As the retirements came after the election was called, the selection procedure has been truncated. Prospective candidates were asked to submit their curricula vitae to the party's national executive, which drew up shortlists last Wednesday night. The sets of both Mr Hoyle and Mr Hogg are being contested by all-women lists, though the party has said this is coincidental.

The front-runner for Mr Hogg's Scottish seat is believed to be Rosemary McKenna, a former president of the Convention of Scottish Local Authorities, although she faces competition from Margaret McCulloch, an Edinburgh councillor, Rhona Brankin, a former Lanarkshire councillor, and Jane Saren, who was involved in expelling Militant from Liverpool in the Eighties.

In Warrington, the contenders are Yvette Cooper, a journalist at The Independent, solicitor Helen Jones of Widnes, Valerie Shawcross, a former National Women's Officer for the party and Valerie Vaz, a former member of the Greater London Council and sister of Leicester MP Keith Vaz.

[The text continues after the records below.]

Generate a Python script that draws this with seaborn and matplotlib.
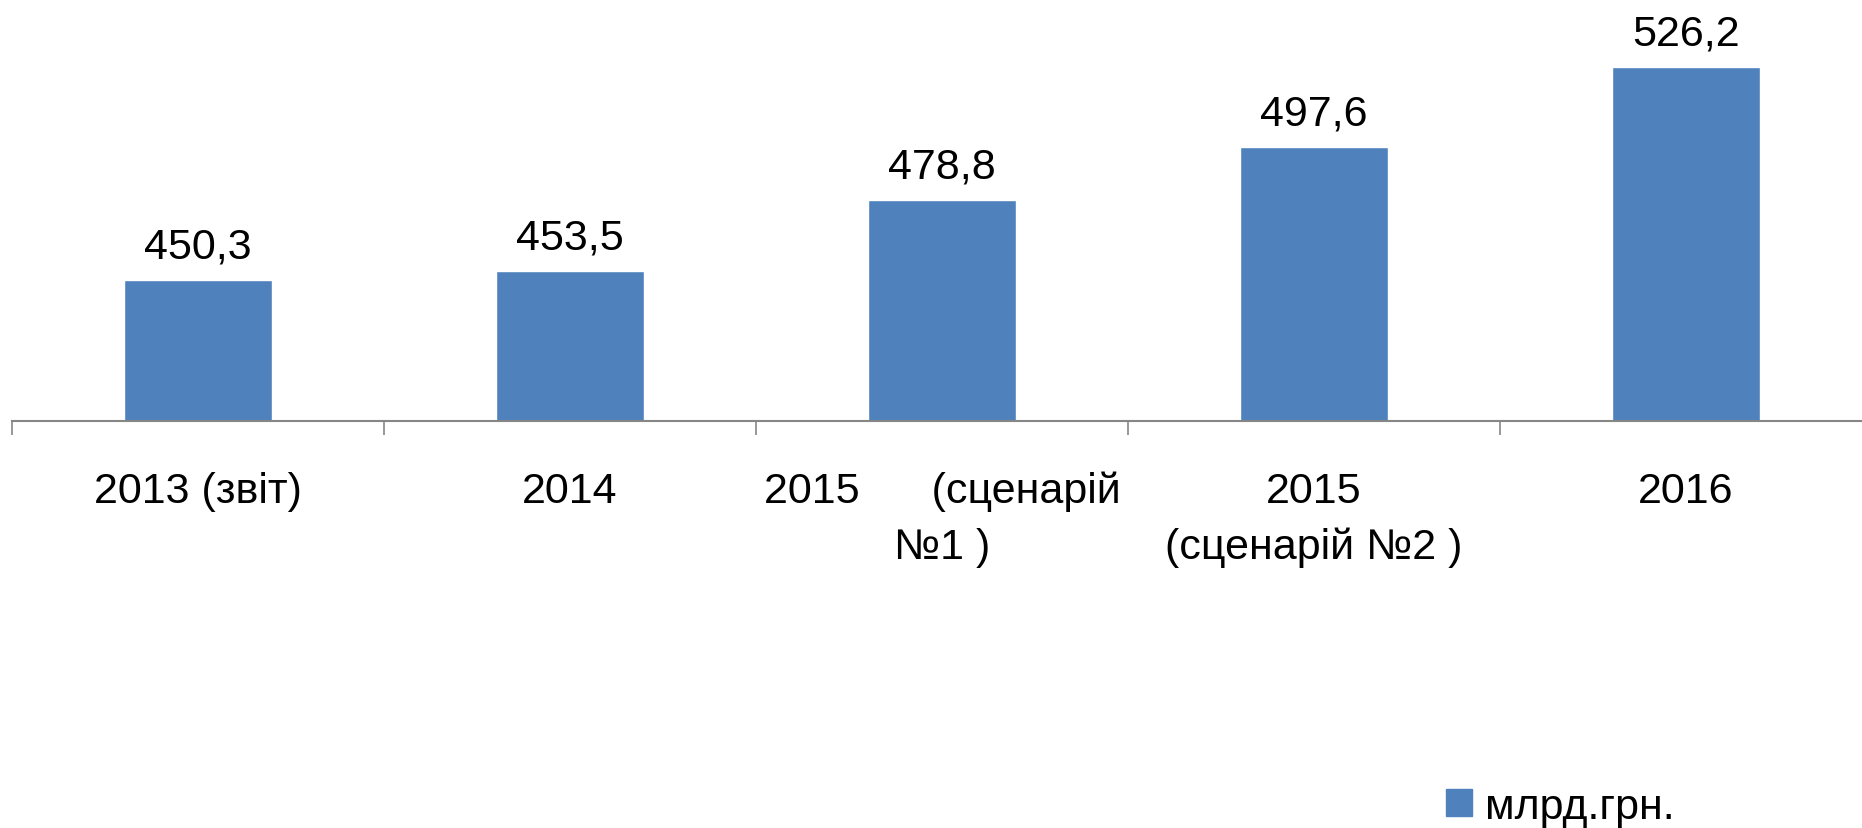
import matplotlib
matplotlib.use("Agg")
import matplotlib.pyplot as plt
import seaborn as sns
import pandas as pd
from matplotlib.patches import Patch

categories = ["2013 (звіт)", "2014", "2015      (сценарій\n№1 )", "2015\n(сценарій №2 )", "2016"]
values = [450.3, 453.5, 478.8, 497.6, 526.2]
series_name = "млрд.грн."

sns.set_theme(style="white")
plt.rcParams["font.family"] = ["Liberation Sans", "DejaVu Sans"]

BAR = "#4F81BD"
FS = 31

df = pd.DataFrame({"cat": categories, "val": values})

fig = plt.figure(figsize=(18.62, 8.29), dpi=100)
ax = fig.add_axes([12 / 1862, 1 - 422 / 829, 1 - 12 / 1862, 422 / 829])

sns.barplot(data=df, x="cat", y="val", color=BAR, saturation=1, width=0.40, ax=ax)

ax.set_ylim(400, 550.5)
ax.set_xlim(-0.5, -0.5 + 1850 / 372)

ax.bar_label(ax.containers[0], labels=[f"{v:.1f}".replace(".", ",") for v in values],
             padding=10, fontsize=FS, color="black")

for s in ["left", "top", "right"]:
    ax.spines[s].set_visible(False)
ax.spines["bottom"].set_color("#868686")
ax.spines["bottom"].set_linewidth(1.5)

ax.set_yticks([])
ax.set_xlabel("")
ax.set_ylabel("")
ax.set_xticks(range(len(categories)))
ax.set_xticklabels(categories, fontsize=FS, linespacing=1.5, color="black")
ax.tick_params(axis="x", which="major", length=0, pad=36)
ax.set_xticks([i - 0.5 for i in range(len(categories))], minor=True)
ax.tick_params(axis="x", which="minor", length=10, width=1.2, color="#868686", bottom=True)

handles = [Patch(facecolor=BAR, edgecolor=BAR, label=series_name)]
leg = fig.legend(handles=handles, loc="center left", bbox_to_anchor=(1446 / 1862, 1 - 808 / 829),
                 frameon=False, fontsize=FS, handlelength=0.6, handleheight=0.6, handletextpad=0.3,
                 borderpad=0, borderaxespad=0)
for t in leg.get_texts():
    t.set_color("black")

fig.savefig("out.png", dpi=100)
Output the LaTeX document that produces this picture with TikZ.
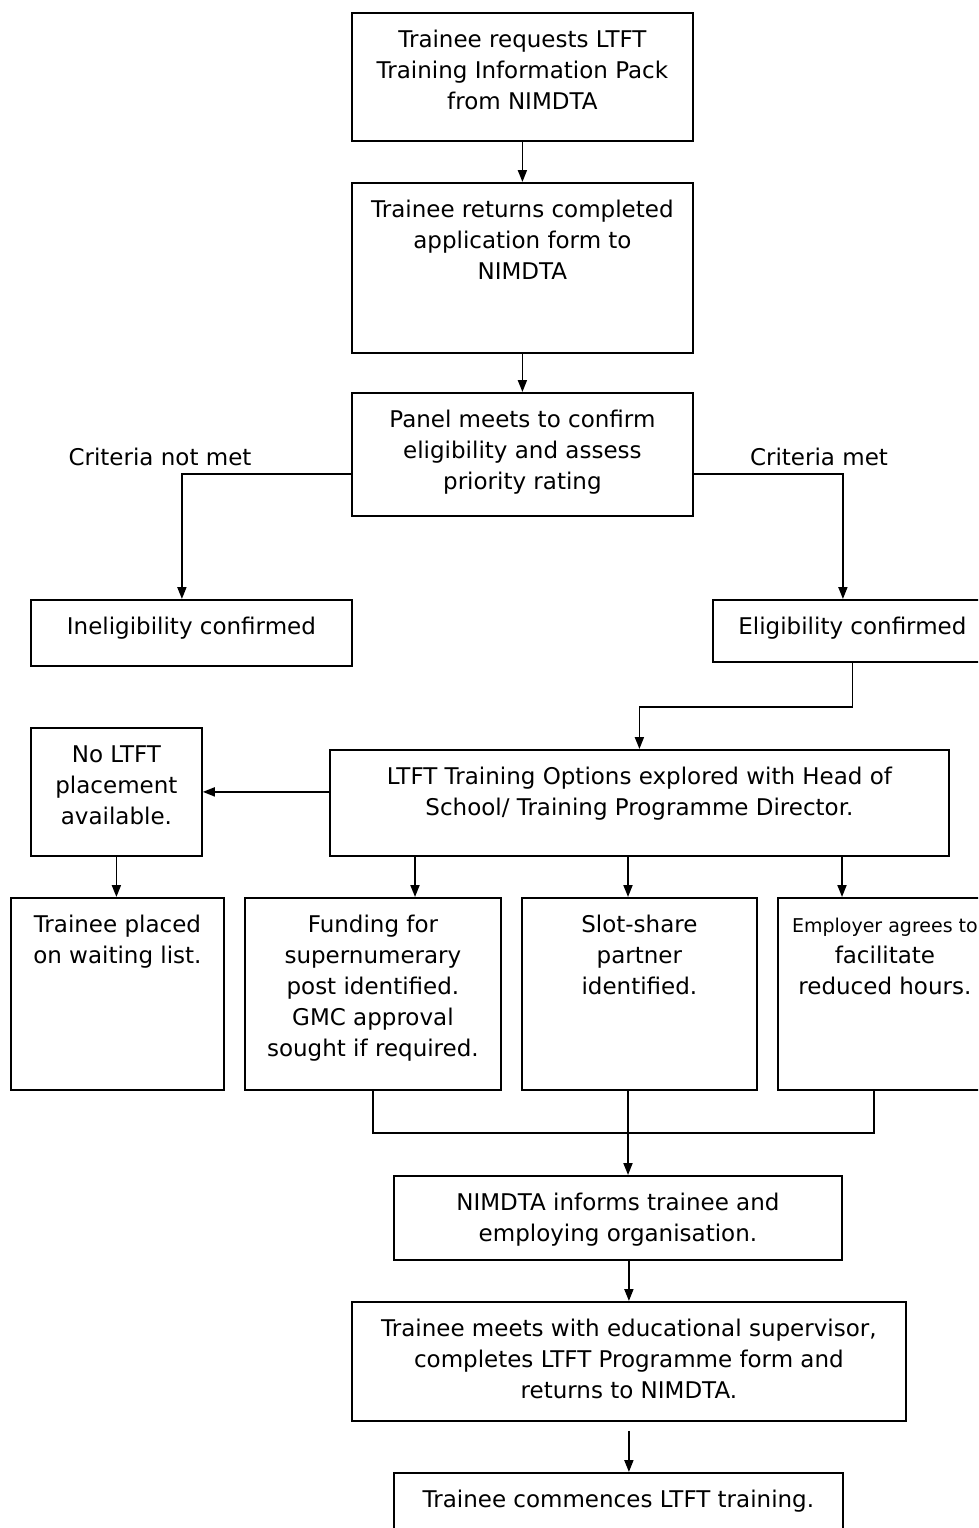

In St Helens, Mr Evans - who was imposed as candidate in 1987 after a row with the hard left - looks likely to be succeeded by his agent Dave Watts, leader of the council. The others on the list are Francine Bates, deputy director of the National Carers' Association, and barrister Willy Bach, of Leicester.

The Conservatives have far more MPs left without seats than Labour but, with a less centralised party structure, Smith Square is not in as strong a position to help as Walworth Road. Until recently, seven Tories were still looking for seats, though both Winston Churchill and Sir John Wheeler have now said they will stand down. The others were Cyril Townsend, Michael Stephen, Hartley Booth, Dame Janet Fookes and Terry Dicks. However, they may find that they can get back into the action later.

With Timothy Smith's Beaconsfield seat an easy billet for someone and the possibility of Neil Hamilton resigning in Tatton and Piers Merchant in Beckenham, several members who thought their day in Parliament was done might find themselves answering a call to the aid of their party.